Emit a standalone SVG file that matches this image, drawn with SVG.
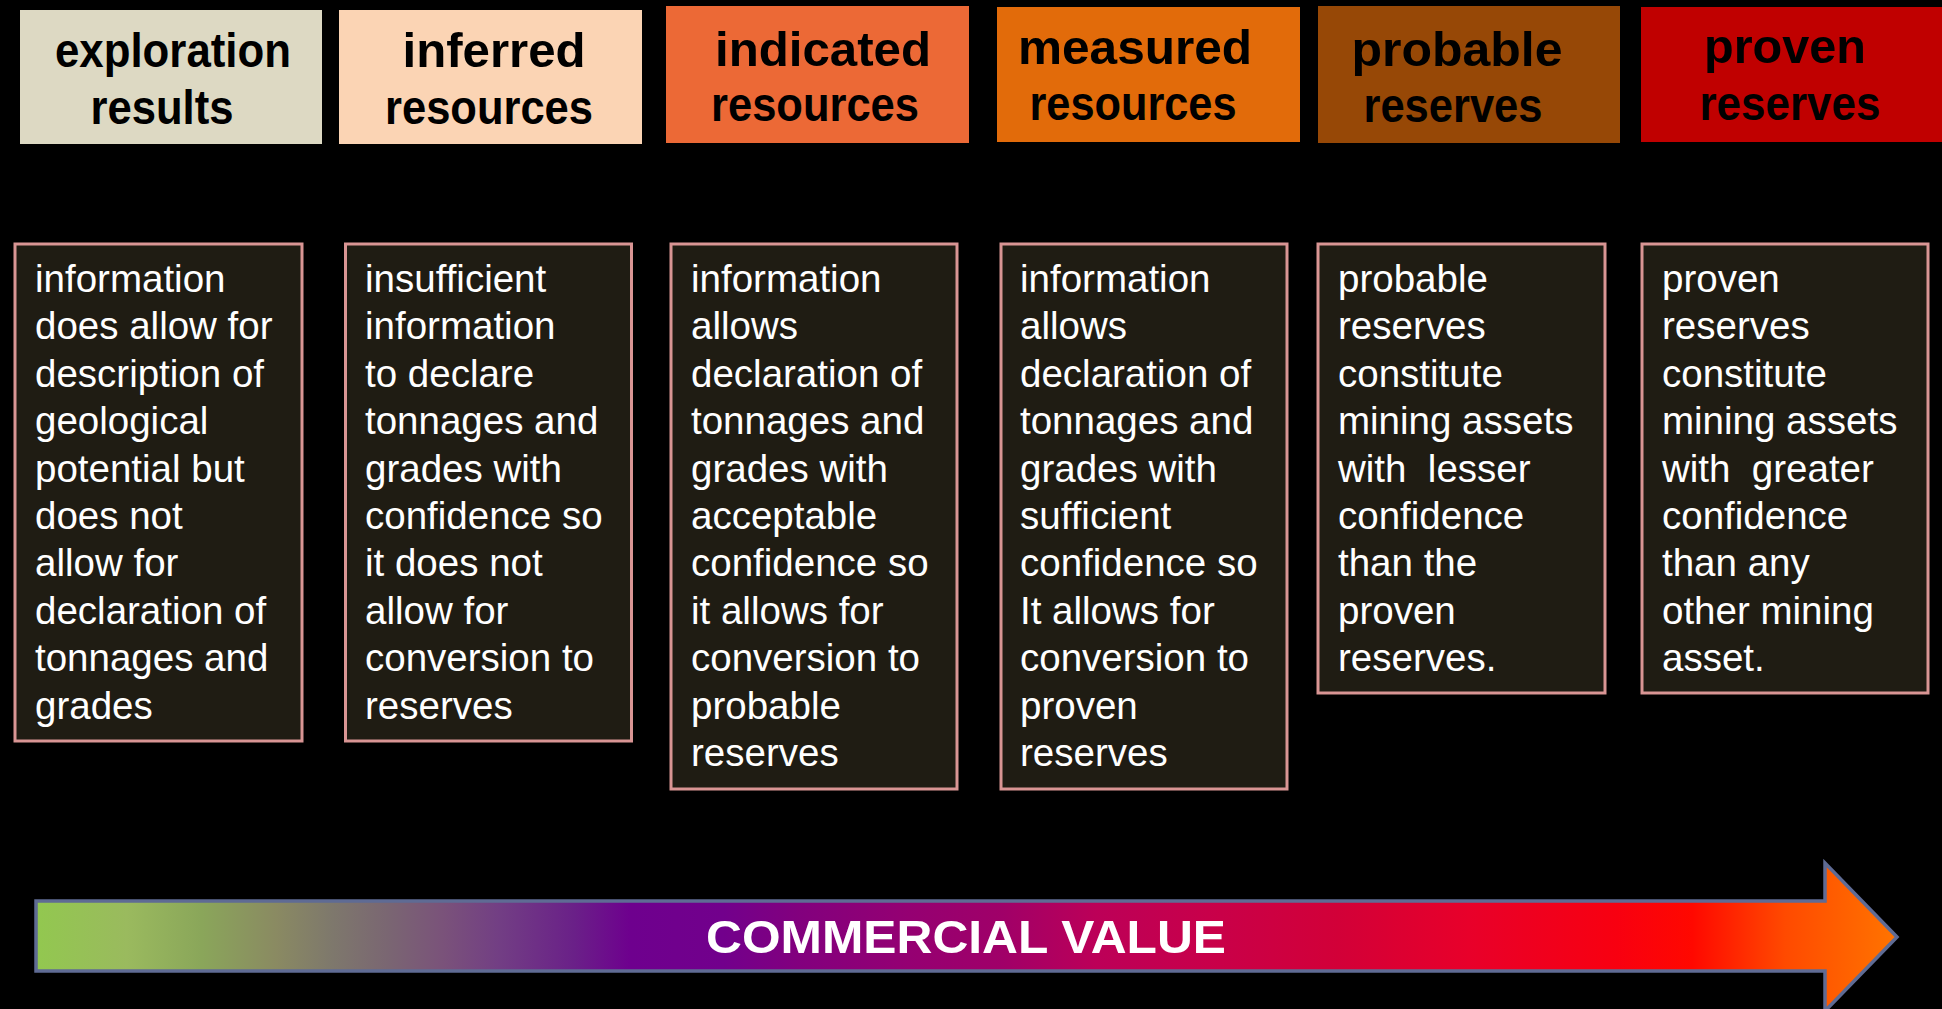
<svg xmlns="http://www.w3.org/2000/svg" width="1942" height="1009" viewBox="0 0 1942 1009">
<defs>
<style>
.hdr{font-family:"Liberation Sans",Arial,sans-serif;font-weight:bold;font-size:48px;fill:#000;text-anchor:middle}
.box{fill:#1F1C13;stroke:#D99594;stroke-width:3}
.txt{font-family:"Liberation Sans",Arial,sans-serif;font-size:38.5px;fill:#fff;white-space:pre}
.cv{font-family:"Liberation Sans",Arial,sans-serif;font-weight:bold;font-size:47px;fill:#fff;text-anchor:middle}
</style>
<linearGradient id="arrowGrad" gradientUnits="userSpaceOnUse" x1="34" y1="0" x2="1897" y2="0">
<stop offset="0" stop-color="#92C84F"/>
<stop offset="0.05" stop-color="#9ABA5E"/>
<stop offset="0.09" stop-color="#8AA65A"/>
<stop offset="0.13" stop-color="#8A8A62"/>
<stop offset="0.16" stop-color="#7E786C"/>
<stop offset="0.19" stop-color="#7A6672"/>
<stop offset="0.22" stop-color="#7A527A"/>
<stop offset="0.25" stop-color="#723E84"/>
<stop offset="0.29" stop-color="#6A2088"/>
<stop offset="0.32" stop-color="#6E008E"/>
<stop offset="0.37" stop-color="#72008C"/>
<stop offset="0.41" stop-color="#82007E"/>
<stop offset="0.47" stop-color="#950072"/>
<stop offset="0.52" stop-color="#A00068"/>
<stop offset="0.57" stop-color="#BC0058"/>
<stop offset="0.63" stop-color="#C8004A"/>
<stop offset="0.70" stop-color="#D20038"/>
<stop offset="0.77" stop-color="#E8002A"/>
<stop offset="0.85" stop-color="#F80010"/>
<stop offset="0.89" stop-color="#FF0800"/>
<stop offset="0.94" stop-color="#FF4A00"/>
<stop offset="1" stop-color="#FF7400"/>
</linearGradient>
</defs>
<rect x="0" y="0" width="1942" height="1009" fill="#000"/>

<g id="header-exploration">
<rect x="20" y="10" width="302" height="134" fill="#DDD9C3"/>
<text class="hdr" x="173" y="67" textLength="236" lengthAdjust="spacingAndGlyphs">exploration</text>
<text class="hdr" x="162" y="124" textLength="143" lengthAdjust="spacingAndGlyphs">results</text>
</g>
<g id="header-inferred">
<rect x="339" y="10" width="303" height="134" fill="#FBD4B4"/>
<text class="hdr" x="494" y="67" textLength="183" lengthAdjust="spacingAndGlyphs">inferred</text>
<text class="hdr" x="489" y="124" textLength="208" lengthAdjust="spacingAndGlyphs">resources</text>
</g>
<g id="header-indicated">
<rect x="666" y="6" width="303" height="137" fill="#EC6936"/>
<text class="hdr" x="823" y="66" textLength="216" lengthAdjust="spacingAndGlyphs">indicated</text>
<text class="hdr" x="815" y="121" textLength="208" lengthAdjust="spacingAndGlyphs">resources</text>
</g>
<g id="header-measured">
<rect x="997" y="7" width="303" height="135" fill="#E26B0A"/>
<text class="hdr" x="1135" y="64" textLength="234" lengthAdjust="spacingAndGlyphs">measured</text>
<text class="hdr" x="1133" y="120" textLength="207" lengthAdjust="spacingAndGlyphs">resources</text>
</g>
<g id="header-probable">
<rect x="1318" y="6" width="302" height="137" fill="#974806"/>
<text class="hdr" x="1457" y="66" textLength="211" lengthAdjust="spacingAndGlyphs">probable</text>
<text class="hdr" x="1453" y="122" textLength="179" lengthAdjust="spacingAndGlyphs">reserves</text>
</g>
<g id="header-proven">
<rect x="1641" y="7" width="301" height="135" fill="#C00000"/>
<text class="hdr" x="1785" y="63" textLength="162" lengthAdjust="spacingAndGlyphs">proven</text>
<text class="hdr" x="1790" y="120" textLength="181" lengthAdjust="spacingAndGlyphs">reserves</text>
</g>

<g id="desc-exploration">
<rect class="box" x="15" y="244" width="287" height="497"/>
<text class="txt" x="35" y="292">information</text>
<text class="txt" x="35" y="339.4">does allow for</text>
<text class="txt" x="35" y="386.8">description of</text>
<text class="txt" x="35" y="434.2">geological</text>
<text class="txt" x="35" y="481.6">potential but</text>
<text class="txt" x="35" y="529">does not</text>
<text class="txt" x="35" y="576.4">allow for</text>
<text class="txt" x="35" y="623.8">declaration of</text>
<text class="txt" x="35" y="671.2">tonnages and</text>
<text class="txt" x="35" y="718.6">grades</text>
</g>
<g id="desc-inferred">
<rect class="box" x="345.5" y="244" width="286" height="497"/>
<text class="txt" x="365" y="292">insufficient</text>
<text class="txt" x="365" y="339.4">information</text>
<text class="txt" x="365" y="386.8">to declare</text>
<text class="txt" x="365" y="434.2">tonnages and</text>
<text class="txt" x="365" y="481.6">grades with</text>
<text class="txt" x="365" y="529">confidence so</text>
<text class="txt" x="365" y="576.4">it does not</text>
<text class="txt" x="365" y="623.8">allow for</text>
<text class="txt" x="365" y="671.2">conversion to</text>
<text class="txt" x="365" y="718.6">reserves</text>
</g>
<g id="desc-indicated">
<rect class="box" x="671" y="244" width="286" height="545"/>
<text class="txt" x="691" y="292">information</text>
<text class="txt" x="691" y="339.4">allows</text>
<text class="txt" x="691" y="386.8">declaration of</text>
<text class="txt" x="691" y="434.2">tonnages and</text>
<text class="txt" x="691" y="481.6">grades with</text>
<text class="txt" x="691" y="529">acceptable</text>
<text class="txt" x="691" y="576.4">confidence so</text>
<text class="txt" x="691" y="623.8">it allows for</text>
<text class="txt" x="691" y="671.2">conversion to</text>
<text class="txt" x="691" y="718.6">probable</text>
<text class="txt" x="691" y="766">reserves</text>
</g>
<g id="desc-measured">
<rect class="box" x="1001" y="244" width="286" height="545"/>
<text class="txt" x="1020" y="292">information</text>
<text class="txt" x="1020" y="339.4">allows</text>
<text class="txt" x="1020" y="386.8">declaration of</text>
<text class="txt" x="1020" y="434.2">tonnages and</text>
<text class="txt" x="1020" y="481.6">grades with</text>
<text class="txt" x="1020" y="529">sufficient</text>
<text class="txt" x="1020" y="576.4">confidence so</text>
<text class="txt" x="1020" y="623.8">It allows for</text>
<text class="txt" x="1020" y="671.2">conversion to</text>
<text class="txt" x="1020" y="718.6">proven</text>
<text class="txt" x="1020" y="766">reserves</text>
</g>
<g id="desc-probable">
<rect class="box" x="1318" y="244" width="287" height="449"/>
<text class="txt" x="1338" y="292">probable</text>
<text class="txt" x="1338" y="339.4">reserves</text>
<text class="txt" x="1338" y="386.8">constitute</text>
<text class="txt" x="1338" y="434.2">mining assets</text>
<text class="txt" x="1338" y="481.6">with  lesser</text>
<text class="txt" x="1338" y="529">confidence</text>
<text class="txt" x="1338" y="576.4">than the</text>
<text class="txt" x="1338" y="623.8">proven</text>
<text class="txt" x="1338" y="671.2">reserves.</text>
</g>
<g id="desc-proven">
<rect class="box" x="1642" y="244" width="286" height="449"/>
<text class="txt" x="1662" y="292">proven</text>
<text class="txt" x="1662" y="339.4">reserves</text>
<text class="txt" x="1662" y="386.8">constitute</text>
<text class="txt" x="1662" y="434.2">mining assets</text>
<text class="txt" x="1662" y="481.6">with  greater</text>
<text class="txt" x="1662" y="529">confidence</text>
<text class="txt" x="1662" y="576.4">than any</text>
<text class="txt" x="1662" y="623.8">other mining</text>
<text class="txt" x="1662" y="671.2">asset.</text>
</g>

<g id="commercial-value-arrow">
<path d="M36,901 L1825,901 L1825,863 L1897,937 L1825,1011 L1825,971 L36,971 Z" fill="url(#arrowGrad)" stroke="#5F6B94" stroke-width="3.5" stroke-linejoin="miter"/>
<text class="cv" x="966" y="953" textLength="520" lengthAdjust="spacingAndGlyphs">COMMERCIAL VALUE</text>
</g>
</svg>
--------------------
Copy out the lines in which the string "with" appears.

Solution for this problem:
Emit a standalone SVG file that matches this image, drawn with SVG.
<text class="txt" x="365" y="481.6">grades with</text>
<text class="txt" x="691" y="481.6">grades with</text>
<text class="txt" x="1020" y="481.6">grades with</text>
<text class="txt" x="1338" y="481.6">with  lesser</text>
<text class="txt" x="1662" y="481.6">with  greater</text>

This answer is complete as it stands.